### WHAT IS REQUIRED:
Reproduce each line exactly.

### DATA PROVIDED:
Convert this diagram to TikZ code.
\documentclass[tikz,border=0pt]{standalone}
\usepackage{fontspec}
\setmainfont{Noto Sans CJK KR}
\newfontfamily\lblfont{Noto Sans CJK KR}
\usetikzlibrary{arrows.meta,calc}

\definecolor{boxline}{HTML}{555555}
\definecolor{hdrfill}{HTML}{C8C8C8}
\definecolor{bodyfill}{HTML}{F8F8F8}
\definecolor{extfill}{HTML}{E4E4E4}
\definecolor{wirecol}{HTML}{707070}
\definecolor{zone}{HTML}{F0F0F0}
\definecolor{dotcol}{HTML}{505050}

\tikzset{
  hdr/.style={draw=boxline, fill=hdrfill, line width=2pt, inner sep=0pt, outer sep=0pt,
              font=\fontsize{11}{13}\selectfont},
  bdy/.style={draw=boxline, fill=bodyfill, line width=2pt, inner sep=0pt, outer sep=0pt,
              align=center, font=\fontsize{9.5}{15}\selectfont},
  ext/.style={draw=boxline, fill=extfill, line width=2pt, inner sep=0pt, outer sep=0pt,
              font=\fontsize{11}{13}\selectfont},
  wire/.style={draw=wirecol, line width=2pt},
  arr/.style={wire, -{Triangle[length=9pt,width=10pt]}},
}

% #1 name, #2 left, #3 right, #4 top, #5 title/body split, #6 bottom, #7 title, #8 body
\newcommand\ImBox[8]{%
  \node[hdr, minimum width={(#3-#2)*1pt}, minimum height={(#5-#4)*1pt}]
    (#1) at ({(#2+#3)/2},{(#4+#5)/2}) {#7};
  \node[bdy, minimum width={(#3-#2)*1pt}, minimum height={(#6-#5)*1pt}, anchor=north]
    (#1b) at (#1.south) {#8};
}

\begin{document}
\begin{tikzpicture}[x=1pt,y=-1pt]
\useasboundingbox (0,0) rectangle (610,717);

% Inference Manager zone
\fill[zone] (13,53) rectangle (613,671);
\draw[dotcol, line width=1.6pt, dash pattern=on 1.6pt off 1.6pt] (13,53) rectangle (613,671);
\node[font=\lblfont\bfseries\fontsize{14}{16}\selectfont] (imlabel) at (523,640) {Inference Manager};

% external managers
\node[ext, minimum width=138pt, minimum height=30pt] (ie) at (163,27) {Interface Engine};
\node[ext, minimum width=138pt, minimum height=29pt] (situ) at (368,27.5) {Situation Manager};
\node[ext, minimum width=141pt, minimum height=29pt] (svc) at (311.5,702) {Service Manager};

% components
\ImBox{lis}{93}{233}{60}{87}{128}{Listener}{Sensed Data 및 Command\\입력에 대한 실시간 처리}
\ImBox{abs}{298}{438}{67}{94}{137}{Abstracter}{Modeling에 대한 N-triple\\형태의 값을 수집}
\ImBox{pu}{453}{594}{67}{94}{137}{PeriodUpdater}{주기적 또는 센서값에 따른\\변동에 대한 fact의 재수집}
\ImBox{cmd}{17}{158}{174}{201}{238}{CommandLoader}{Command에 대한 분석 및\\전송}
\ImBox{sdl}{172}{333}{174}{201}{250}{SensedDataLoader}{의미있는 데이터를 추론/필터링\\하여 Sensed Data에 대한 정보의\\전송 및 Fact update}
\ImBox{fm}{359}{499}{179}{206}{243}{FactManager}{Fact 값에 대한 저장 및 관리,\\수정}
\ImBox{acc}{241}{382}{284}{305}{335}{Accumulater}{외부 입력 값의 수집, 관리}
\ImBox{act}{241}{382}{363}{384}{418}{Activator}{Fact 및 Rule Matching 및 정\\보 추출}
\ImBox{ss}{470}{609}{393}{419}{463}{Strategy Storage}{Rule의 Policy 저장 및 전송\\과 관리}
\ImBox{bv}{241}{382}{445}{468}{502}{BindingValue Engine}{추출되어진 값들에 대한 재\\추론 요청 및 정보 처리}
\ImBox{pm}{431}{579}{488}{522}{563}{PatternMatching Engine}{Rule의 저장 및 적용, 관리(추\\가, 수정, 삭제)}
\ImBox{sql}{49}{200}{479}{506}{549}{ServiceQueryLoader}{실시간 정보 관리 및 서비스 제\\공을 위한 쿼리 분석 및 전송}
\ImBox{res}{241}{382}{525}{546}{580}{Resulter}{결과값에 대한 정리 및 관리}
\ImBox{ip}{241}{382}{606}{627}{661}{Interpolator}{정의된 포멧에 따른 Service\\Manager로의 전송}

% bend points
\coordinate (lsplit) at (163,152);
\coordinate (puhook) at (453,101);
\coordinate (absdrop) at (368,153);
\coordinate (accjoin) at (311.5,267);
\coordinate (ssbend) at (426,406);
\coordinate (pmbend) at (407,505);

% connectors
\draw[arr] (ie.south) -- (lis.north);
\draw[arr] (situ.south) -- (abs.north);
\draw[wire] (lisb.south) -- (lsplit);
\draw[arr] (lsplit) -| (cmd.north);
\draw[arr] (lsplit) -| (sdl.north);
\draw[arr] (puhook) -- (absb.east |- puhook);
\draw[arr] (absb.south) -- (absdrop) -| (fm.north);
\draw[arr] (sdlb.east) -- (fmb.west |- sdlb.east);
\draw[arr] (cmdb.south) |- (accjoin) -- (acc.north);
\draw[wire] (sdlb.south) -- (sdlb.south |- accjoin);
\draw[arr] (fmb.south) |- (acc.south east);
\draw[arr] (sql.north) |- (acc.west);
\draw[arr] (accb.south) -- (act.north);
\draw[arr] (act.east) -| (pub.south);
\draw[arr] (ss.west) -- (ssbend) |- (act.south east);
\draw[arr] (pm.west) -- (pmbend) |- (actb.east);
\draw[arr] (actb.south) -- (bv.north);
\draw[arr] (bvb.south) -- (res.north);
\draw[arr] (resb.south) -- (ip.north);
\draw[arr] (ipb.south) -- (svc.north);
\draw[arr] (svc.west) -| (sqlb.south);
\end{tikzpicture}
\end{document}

### EXERCISE ANSWER:
Convert this diagram to TikZ code.
\documentclass[tikz,border=0pt]{standalone}
\usepackage{fontspec}
\setmainfont{Noto Sans CJK KR}
\newfontfamily\lblfont{Noto Sans CJK KR}
\usetikzlibrary{arrows.meta,calc}

\definecolor{boxline}{HTML}{555555}
\definecolor{hdrfill}{HTML}{C8C8C8}
\definecolor{bodyfill}{HTML}{F8F8F8}
\definecolor{extfill}{HTML}{E4E4E4}
\definecolor{wirecol}{HTML}{707070}
\definecolor{zone}{HTML}{F0F0F0}
\definecolor{dotcol}{HTML}{505050}

\tikzset{
  hdr/.style={draw=boxline, fill=hdrfill, line width=2pt, inner sep=0pt, outer sep=0pt,
              font=\fontsize{11}{13}\selectfont},
  bdy/.style={draw=boxline, fill=bodyfill, line width=2pt, inner sep=0pt, outer sep=0pt,
              align=center, font=\fontsize{9.5}{15}\selectfont},
  ext/.style={draw=boxline, fill=extfill, line width=2pt, inner sep=0pt, outer sep=0pt,
              font=\fontsize{11}{13}\selectfont},
  wire/.style={draw=wirecol, line width=2pt},
  arr/.style={wire, -{Triangle[length=9pt,width=10pt]}},
}

% #1 name, #2 left, #3 right, #4 top, #5 title/body split, #6 bottom, #7 title, #8 body
\newcommand\ImBox[8]{%
  \node[hdr, minimum width={(#3-#2)*1pt}, minimum height={(#5-#4)*1pt}]
    (#1) at ({(#2+#3)/2},{(#4+#5)/2}) {#7};
  \node[bdy, minimum width={(#3-#2)*1pt}, minimum height={(#6-#5)*1pt}, anchor=north]
    (#1b) at (#1.south) {#8};
}

\begin{document}
\begin{tikzpicture}[x=1pt,y=-1pt]
\useasboundingbox (0,0) rectangle (610,717);

% Inference Manager zone
\fill[zone] (13,53) rectangle (613,671);
\draw[dotcol, line width=1.6pt, dash pattern=on 1.6pt off 1.6pt] (13,53) rectangle (613,671);
\node[font=\lblfont\bfseries\fontsize{14}{16}\selectfont] (imlabel) at (523,640) {Inference Manager};

% external managers
\node[ext, minimum width=138pt, minimum height=30pt] (ie) at (163,27) {Interface Engine};
\node[ext, minimum width=138pt, minimum height=29pt] (situ) at (368,27.5) {Situation Manager};
\node[ext, minimum width=141pt, minimum height=29pt] (svc) at (311.5,702) {Service Manager};

% components
\ImBox{lis}{93}{233}{60}{87}{128}{Listener}{Sensed Data 및 Command\\입력에 대한 실시간 처리}
\ImBox{abs}{298}{438}{67}{94}{137}{Abstracter}{Modeling에 대한 N-triple\\형태의 값을 수집}
\ImBox{pu}{453}{594}{67}{94}{137}{PeriodUpdater}{주기적 또는 센서값에 따른\\변동에 대한 fact의 재수집}
\ImBox{cmd}{17}{158}{174}{201}{238}{CommandLoader}{Command에 대한 분석 및\\전송}
\ImBox{sdl}{172}{333}{174}{201}{250}{SensedDataLoader}{의미있는 데이터를 추론/필터링\\하여 Sensed Data에 대한 정보의\\전송 및 Fact update}
\ImBox{fm}{359}{499}{179}{206}{243}{FactManager}{Fact 값에 대한 저장 및 관리,\\수정}
\ImBox{acc}{241}{382}{284}{305}{335}{Accumulater}{외부 입력 값의 수집, 관리}
\ImBox{act}{241}{382}{363}{384}{418}{Activator}{Fact 및 Rule Matching 및 정\\보 추출}
\ImBox{ss}{470}{609}{393}{419}{463}{Strategy Storage}{Rule의 Policy 저장 및 전송\\과 관리}
\ImBox{bv}{241}{382}{445}{468}{502}{BindingValue Engine}{추출되어진 값들에 대한 재\\추론 요청 및 정보 처리}
\ImBox{pm}{431}{579}{488}{522}{563}{PatternMatching Engine}{Rule의 저장 및 적용, 관리(추\\가, 수정, 삭제)}
\ImBox{sql}{49}{200}{479}{506}{549}{ServiceQueryLoader}{실시간 정보 관리 및 서비스 제\\공을 위한 쿼리 분석 및 전송}
\ImBox{res}{241}{382}{525}{546}{580}{Resulter}{결과값에 대한 정리 및 관리}
\ImBox{ip}{241}{382}{606}{627}{661}{Interpolator}{정의된 포멧에 따른 Service\\Manager로의 전송}

% bend points
\coordinate (lsplit) at (163,152);
\coordinate (puhook) at (453,101);
\coordinate (absdrop) at (368,153);
\coordinate (accjoin) at (311.5,267);
\coordinate (ssbend) at (426,406);
\coordinate (pmbend) at (407,505);

% connectors
\draw[arr] (ie.south) -- (lis.north);
\draw[arr] (situ.south) -- (abs.north);
\draw[wire] (lisb.south) -- (lsplit);
\draw[arr] (lsplit) -| (cmd.north);
\draw[arr] (lsplit) -| (sdl.north);
\draw[arr] (puhook) -- (absb.east |- puhook);
\draw[arr] (absb.south) -- (absdrop) -| (fm.north);
\draw[arr] (sdlb.east) -- (fmb.west |- sdlb.east);
\draw[arr] (cmdb.south) |- (accjoin) -- (acc.north);
\draw[wire] (sdlb.south) -- (sdlb.south |- accjoin);
\draw[arr] (fmb.south) |- (acc.south east);
\draw[arr] (sql.north) |- (acc.west);
\draw[arr] (accb.south) -- (act.north);
\draw[arr] (act.east) -| (pub.south);
\draw[arr] (ss.west) -- (ssbend) |- (act.south east);
\draw[arr] (pm.west) -- (pmbend) |- (actb.east);
\draw[arr] (actb.south) -- (bv.north);
\draw[arr] (bvb.south) -- (res.north);
\draw[arr] (resb.south) -- (ip.north);
\draw[arr] (ipb.south) -- (svc.north);
\draw[arr] (svc.west) -| (sqlb.south);
\end{tikzpicture}
\end{document}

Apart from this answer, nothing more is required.